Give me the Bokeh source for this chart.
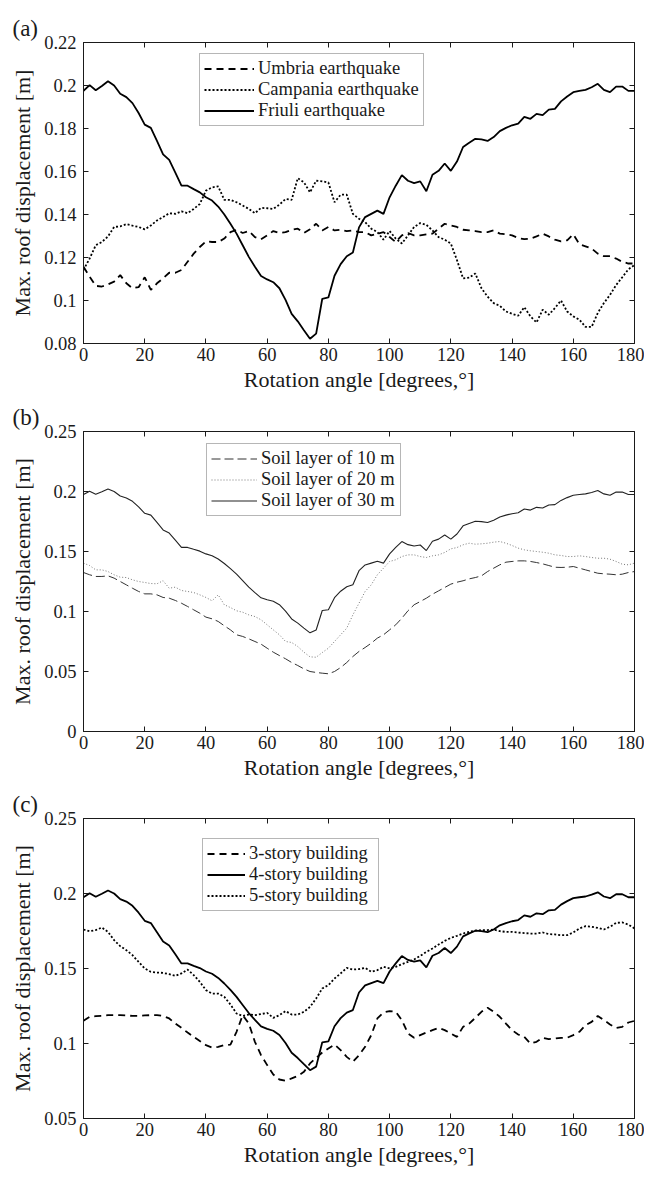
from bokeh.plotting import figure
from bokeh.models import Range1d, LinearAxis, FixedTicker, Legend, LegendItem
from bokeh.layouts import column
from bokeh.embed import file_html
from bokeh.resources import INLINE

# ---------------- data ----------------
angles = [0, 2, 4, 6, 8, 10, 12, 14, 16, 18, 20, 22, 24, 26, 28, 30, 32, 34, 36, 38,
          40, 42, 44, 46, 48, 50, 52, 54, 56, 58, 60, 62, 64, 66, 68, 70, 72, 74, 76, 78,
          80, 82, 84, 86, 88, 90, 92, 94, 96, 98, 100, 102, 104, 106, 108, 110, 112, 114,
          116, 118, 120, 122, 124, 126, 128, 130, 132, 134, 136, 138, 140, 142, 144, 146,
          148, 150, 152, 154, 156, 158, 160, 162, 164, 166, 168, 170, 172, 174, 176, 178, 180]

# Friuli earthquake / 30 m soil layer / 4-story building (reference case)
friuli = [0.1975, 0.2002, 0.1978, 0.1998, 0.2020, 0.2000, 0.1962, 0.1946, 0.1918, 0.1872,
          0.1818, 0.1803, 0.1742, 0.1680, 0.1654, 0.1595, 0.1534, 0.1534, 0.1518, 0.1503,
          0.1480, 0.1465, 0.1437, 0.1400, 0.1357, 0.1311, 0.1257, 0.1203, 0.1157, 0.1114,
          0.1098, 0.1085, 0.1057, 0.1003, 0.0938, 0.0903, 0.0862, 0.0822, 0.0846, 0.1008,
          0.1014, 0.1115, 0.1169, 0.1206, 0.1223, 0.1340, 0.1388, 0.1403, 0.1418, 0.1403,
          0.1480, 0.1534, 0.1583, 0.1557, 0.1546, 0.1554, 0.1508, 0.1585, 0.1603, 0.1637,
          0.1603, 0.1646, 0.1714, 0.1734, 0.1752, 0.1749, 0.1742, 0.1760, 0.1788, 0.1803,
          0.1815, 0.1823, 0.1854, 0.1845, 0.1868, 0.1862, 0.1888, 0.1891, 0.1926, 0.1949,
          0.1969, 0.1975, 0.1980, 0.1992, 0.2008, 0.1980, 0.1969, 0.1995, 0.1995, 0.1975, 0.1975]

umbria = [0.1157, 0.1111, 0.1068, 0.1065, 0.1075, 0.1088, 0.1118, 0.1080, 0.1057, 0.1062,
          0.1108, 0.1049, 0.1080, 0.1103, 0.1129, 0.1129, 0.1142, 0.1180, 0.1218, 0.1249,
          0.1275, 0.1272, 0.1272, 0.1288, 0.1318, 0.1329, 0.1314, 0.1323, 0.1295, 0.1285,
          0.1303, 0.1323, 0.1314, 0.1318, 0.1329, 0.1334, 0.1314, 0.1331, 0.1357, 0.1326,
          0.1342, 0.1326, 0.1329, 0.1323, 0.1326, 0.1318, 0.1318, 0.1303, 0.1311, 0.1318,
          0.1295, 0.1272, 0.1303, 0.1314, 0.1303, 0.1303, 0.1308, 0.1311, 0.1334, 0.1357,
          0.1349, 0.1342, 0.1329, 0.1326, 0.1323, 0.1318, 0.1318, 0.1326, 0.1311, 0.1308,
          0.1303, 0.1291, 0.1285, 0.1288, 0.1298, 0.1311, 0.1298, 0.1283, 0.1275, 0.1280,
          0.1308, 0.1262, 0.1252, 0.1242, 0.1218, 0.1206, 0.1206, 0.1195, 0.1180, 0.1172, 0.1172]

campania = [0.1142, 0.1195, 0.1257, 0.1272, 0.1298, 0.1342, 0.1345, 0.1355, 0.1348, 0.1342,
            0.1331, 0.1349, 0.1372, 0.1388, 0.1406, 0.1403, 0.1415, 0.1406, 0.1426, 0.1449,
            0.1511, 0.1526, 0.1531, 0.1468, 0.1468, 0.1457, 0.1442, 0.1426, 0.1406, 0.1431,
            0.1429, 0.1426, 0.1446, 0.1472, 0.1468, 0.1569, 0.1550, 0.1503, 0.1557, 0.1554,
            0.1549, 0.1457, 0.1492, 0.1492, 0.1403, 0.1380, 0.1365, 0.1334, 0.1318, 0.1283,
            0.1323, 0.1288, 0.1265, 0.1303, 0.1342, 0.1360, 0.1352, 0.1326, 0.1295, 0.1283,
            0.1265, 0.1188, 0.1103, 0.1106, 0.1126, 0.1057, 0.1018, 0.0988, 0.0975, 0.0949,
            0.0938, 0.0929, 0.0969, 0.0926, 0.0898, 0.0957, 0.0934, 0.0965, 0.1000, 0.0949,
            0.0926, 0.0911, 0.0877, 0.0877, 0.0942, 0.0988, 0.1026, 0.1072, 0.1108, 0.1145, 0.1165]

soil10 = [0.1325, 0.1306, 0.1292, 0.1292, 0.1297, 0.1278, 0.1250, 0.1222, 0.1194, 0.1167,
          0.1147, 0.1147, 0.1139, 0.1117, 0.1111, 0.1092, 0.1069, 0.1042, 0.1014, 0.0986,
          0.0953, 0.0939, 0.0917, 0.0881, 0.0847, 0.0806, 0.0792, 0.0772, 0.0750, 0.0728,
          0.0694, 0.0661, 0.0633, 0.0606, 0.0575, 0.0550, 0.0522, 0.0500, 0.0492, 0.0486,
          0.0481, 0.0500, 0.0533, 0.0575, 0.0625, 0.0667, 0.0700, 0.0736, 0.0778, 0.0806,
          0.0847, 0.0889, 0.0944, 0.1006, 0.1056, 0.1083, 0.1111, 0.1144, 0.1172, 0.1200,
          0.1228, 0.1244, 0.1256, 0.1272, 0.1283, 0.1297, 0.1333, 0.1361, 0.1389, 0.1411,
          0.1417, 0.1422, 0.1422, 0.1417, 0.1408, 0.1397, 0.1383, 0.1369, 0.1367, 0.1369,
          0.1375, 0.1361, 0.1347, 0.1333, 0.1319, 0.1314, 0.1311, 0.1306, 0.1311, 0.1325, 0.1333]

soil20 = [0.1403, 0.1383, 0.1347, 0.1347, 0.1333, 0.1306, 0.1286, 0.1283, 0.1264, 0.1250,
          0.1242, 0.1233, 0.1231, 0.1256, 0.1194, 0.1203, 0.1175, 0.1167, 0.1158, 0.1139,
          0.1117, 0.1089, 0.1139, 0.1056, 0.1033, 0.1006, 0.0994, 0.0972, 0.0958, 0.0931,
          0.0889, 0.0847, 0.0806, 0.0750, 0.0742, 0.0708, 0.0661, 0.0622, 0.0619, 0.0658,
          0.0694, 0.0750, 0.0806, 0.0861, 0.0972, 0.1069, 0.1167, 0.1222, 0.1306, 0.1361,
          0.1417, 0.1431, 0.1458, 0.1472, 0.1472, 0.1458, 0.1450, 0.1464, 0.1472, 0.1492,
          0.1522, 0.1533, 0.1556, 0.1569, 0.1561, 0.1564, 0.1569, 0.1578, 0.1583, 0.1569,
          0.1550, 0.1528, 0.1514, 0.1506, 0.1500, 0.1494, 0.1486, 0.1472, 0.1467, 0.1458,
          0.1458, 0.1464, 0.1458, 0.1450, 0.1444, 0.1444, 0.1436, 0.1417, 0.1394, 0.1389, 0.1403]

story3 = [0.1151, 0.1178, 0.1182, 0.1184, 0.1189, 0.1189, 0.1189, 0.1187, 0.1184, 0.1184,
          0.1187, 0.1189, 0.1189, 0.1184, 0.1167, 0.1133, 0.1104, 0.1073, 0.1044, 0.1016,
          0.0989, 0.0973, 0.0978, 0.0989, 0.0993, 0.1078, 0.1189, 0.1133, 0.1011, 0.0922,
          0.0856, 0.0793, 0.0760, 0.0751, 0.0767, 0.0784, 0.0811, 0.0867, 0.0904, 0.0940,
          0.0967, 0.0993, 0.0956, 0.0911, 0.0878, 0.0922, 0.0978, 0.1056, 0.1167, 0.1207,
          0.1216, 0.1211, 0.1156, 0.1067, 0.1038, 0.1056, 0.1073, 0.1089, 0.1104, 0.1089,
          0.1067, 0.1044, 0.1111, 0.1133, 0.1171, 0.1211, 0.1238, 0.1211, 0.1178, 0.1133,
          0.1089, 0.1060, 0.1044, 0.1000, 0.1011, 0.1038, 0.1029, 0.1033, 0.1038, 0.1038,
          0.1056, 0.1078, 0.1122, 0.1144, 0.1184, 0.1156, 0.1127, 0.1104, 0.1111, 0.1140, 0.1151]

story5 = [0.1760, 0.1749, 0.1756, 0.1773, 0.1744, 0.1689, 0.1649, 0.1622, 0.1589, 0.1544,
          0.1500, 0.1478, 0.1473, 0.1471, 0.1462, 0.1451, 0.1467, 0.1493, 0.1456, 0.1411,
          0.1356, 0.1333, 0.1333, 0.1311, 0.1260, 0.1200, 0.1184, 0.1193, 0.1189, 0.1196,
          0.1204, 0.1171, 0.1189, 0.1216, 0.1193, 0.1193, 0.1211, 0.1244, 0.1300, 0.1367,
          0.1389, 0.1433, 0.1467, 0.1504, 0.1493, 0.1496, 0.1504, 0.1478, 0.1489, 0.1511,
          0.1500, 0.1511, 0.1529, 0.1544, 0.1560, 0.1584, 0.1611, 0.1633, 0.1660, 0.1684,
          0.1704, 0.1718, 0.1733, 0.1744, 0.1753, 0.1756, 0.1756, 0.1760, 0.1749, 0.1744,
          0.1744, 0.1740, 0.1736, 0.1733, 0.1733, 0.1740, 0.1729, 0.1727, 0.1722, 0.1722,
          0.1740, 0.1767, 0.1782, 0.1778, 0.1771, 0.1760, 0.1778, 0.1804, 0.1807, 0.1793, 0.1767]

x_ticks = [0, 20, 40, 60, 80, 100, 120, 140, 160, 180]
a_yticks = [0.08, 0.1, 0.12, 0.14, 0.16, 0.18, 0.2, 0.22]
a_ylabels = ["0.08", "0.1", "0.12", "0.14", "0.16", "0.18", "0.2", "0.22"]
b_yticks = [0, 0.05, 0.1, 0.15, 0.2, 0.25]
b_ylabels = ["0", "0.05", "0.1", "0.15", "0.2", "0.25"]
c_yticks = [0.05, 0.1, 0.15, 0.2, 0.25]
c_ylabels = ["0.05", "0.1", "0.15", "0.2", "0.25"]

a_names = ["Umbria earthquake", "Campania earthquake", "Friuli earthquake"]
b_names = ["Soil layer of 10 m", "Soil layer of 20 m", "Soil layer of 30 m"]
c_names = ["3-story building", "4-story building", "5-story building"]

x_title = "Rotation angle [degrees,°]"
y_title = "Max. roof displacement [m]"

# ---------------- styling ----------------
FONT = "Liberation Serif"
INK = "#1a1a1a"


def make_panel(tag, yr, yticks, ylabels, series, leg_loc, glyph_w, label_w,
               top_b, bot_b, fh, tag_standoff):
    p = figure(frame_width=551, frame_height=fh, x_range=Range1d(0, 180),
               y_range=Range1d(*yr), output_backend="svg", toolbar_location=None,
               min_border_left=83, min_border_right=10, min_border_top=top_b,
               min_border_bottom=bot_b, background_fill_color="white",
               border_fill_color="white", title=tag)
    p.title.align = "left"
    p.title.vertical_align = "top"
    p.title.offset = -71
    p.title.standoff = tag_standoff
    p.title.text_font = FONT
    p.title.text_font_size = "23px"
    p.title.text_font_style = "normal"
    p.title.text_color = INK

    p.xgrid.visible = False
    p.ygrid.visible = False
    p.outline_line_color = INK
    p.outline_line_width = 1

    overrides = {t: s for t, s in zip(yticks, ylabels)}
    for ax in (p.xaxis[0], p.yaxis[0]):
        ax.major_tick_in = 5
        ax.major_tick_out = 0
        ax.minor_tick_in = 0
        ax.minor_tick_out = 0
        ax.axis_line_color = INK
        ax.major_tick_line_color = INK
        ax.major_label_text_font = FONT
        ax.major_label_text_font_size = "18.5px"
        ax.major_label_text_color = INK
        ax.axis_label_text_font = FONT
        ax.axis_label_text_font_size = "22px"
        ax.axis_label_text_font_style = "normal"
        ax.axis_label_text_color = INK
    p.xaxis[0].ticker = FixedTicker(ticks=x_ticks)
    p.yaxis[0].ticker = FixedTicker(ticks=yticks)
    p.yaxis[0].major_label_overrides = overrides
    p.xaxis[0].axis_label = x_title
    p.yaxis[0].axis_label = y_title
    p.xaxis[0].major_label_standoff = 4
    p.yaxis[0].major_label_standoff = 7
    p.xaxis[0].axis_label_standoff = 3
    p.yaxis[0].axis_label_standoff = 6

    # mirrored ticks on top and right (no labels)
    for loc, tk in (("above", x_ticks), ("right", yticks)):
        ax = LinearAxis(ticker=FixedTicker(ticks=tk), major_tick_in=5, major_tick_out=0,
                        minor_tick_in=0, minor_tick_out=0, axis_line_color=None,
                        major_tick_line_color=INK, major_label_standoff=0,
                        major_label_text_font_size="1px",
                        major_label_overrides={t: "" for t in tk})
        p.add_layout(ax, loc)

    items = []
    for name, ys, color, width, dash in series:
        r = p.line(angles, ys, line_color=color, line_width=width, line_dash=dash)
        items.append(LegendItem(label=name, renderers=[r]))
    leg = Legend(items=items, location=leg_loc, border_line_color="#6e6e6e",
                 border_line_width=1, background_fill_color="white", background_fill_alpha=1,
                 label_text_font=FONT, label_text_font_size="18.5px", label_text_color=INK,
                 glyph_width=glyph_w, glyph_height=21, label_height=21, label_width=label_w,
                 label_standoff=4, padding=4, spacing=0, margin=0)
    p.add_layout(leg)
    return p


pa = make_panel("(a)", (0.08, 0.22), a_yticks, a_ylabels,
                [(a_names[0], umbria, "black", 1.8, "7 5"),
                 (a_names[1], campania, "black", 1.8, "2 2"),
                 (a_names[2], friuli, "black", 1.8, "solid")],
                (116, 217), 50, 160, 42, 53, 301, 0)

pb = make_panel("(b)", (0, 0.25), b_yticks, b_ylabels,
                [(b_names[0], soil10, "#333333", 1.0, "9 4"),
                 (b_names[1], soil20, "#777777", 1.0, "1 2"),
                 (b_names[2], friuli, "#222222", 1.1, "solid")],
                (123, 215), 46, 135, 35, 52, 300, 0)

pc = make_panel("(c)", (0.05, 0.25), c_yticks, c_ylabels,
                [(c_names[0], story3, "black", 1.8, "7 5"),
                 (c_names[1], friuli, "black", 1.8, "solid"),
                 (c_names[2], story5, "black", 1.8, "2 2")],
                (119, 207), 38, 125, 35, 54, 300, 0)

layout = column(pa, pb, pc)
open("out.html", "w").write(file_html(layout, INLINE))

--

Your objective >> Write out, word for word, the lines from the start of the data through the one holding "from bokeh.resources import INLINE". Omit pictures.

Output below >>
Give me the Bokeh source for this chart.
from bokeh.plotting import figure
from bokeh.models import Range1d, LinearAxis, FixedTicker, Legend, LegendItem
from bokeh.layouts import column
from bokeh.embed import file_html
from bokeh.resources import INLINE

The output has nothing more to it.